Lights up on Washington Heights up at the break of day

And I wake up, and I've got this little punk I've got to chase away

(It is "chase away" even though "shake away" would have been the better rhyme, right?)

Cross the stage at the crack of dawn yawning

As I hike up the awning

Hey, y'all, good morning

And then there's the conversation with Abuela Claudia, which I have difficulty understanding on the cast recording but might be more easily understood staged. This is where we get "I've got café but no con leche," and "One can of condensed milk!", right?
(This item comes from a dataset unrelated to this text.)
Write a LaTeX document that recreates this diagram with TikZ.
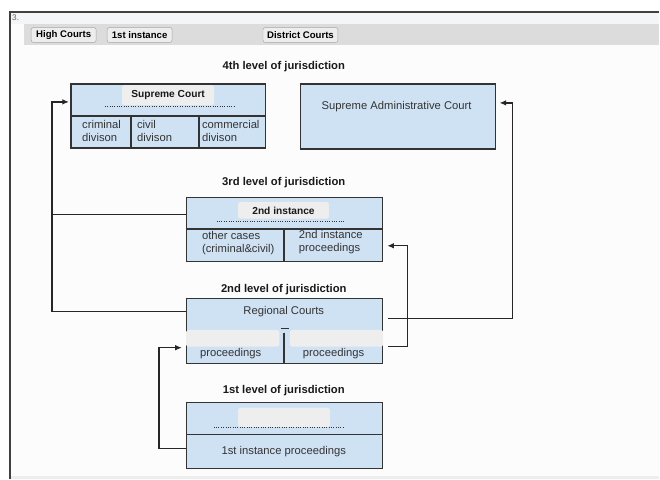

And prior to that there's information about a power outage or a power surge or something, the refrigerator is out, and I remember not understanding any of this until I went to the plot summary on Wikipedia.

That's my abuela

She's not really my abuela

But she practically raised me, this corner is her escuela

(I love this lyric because you know exactly what he means even if you don't speak Spanish.)

And then my brain wants to jump ahead to You're probably thinking, you're up shit creek! but there's another piece of information in here that I'm forgetting.

So.

Why?

First I get to look up what it is.

Then I get to think about it.

And so do you, if you want to.

❤️

(p.s. the criticism that Usnavi wouldn't know "you must take the A train" or "too darn hot" or "merry christmas you old building and loan" or any of the other references he pops into his lyrics is MY LEAST FAVORITE KIND OF CRITICISM EVER, these phrases are pure mematics, how dare a critic say "well, my brain is capable of remembering this bit of shared culture but I cannot imagine Usnavi, who is underprivileged, having the same capabilities" and also if anyone knows the second line to "Take the A Train" without looking it up you may email me nicole@nicolediekerfinley.com because the whole point is that we only know the first line but everyone knows it and when we figure out why that works we'll have figured out something tremendously important.)

(also I looked up what I missed about the lyric, wow this is going to be interesting to discuss later.)